Going abroad, or any contact with people from other countries, was a rare and glamorous thing. I saw foreign seamen and immigrants in the East End, and would have given anything to go into one of the dark-shuttered Chinese restaurants in Limehouse (not foreseeing a time when every shopping street round London would have a Chinese take-away). I liked the Sikhs who came from door to door, in Walthamstow and Chingford and everywhere else, with suitcases full of cheap haberdashery to sell. My father talked about India, where he had spent several years as a soldier. He knew Hindustani words, and although he had no taste for classical music he would always listen to Ravel's 'Bolero' on the radio because it reminded him of music in the Indian bazaars. Boys of my time could hardly imagine what life in foreign lands, even in Europe, was like; what we saw in films and read in stories only added to its mystery.
There was a trip to Denmark when I was in the fourth form. I think it lasted eight or nine days, and the cost was £9. I did not go, and did not mention it at home. Afterwards my parents were reproachful because I had not asked them: I should not have missed the opportunity for such an experience. The trouble was that they talked like that when things were all right financially, but were only too likely to fly off the handle if I made requests at other times: I never knew what to do. But the boys who went were not thrilled, as they had expected to be. John Cohen told me that it was slightly dull, and they spent their pocket-money on white bread because the black bread given to them was horrid.

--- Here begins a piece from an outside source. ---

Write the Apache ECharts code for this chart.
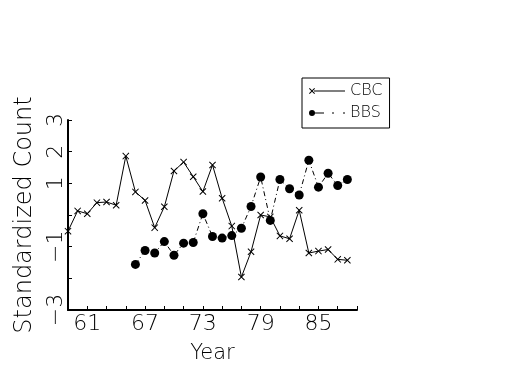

We also had visits from boys whose languages we studied. In 1936 Arturo Rico came from Spain, but he returned hurriedly because of the outbreak of the Civil War; and the following year there were German boys. There were about eight of them, 15 and 16-year-olds from a school at Frankfurt-on-Main. I do not know if they were specially picked, but they were a magnificent advertisement for their regime and made a little blaze of excitement in the school. Fair-haired and fit-looking, they all had good clothes and exuded self confidence. On our Sports Day one of them gave a display of javelin-throwing - we had never seen it before. They joined in a concert in the hail and sang rousing songs to us, and one recited a poem from the Hitler Youth. It was in German, but the lad's face shone with fervour and his voice rang out as he delivered the verses; he was applauded wildly.
A number of boys were strongly impressed by these young Germans. Everything about them made a striking contrast with the meagreness of life for youth in Britain; 1 heard boys say openly that they would like to be on the tree which bore such fruit. At the same time, there were chilling stories of goings-on in Germany My Jewish friend David showed me photographs of elderly Jews being forced to scrub the streets, and accounts of atrocious things being done to their bodies. We heard, repeatedly, references to concentration camps.
"Horace" Hammer, the German master, gave the senior forms a talk on life in Nazi Germany. He stressed the achievements, the revitalising which had taken place, and treated other aspects with guarded frankness. He knew of a man who had criticised the regime in a restaurant, and was now in a concentration camp - many things which were best not commented on. Hammer was a decent man, and probably more upset than he showed. It was the orthodoxy of the time: don't enquire, don't make trouble.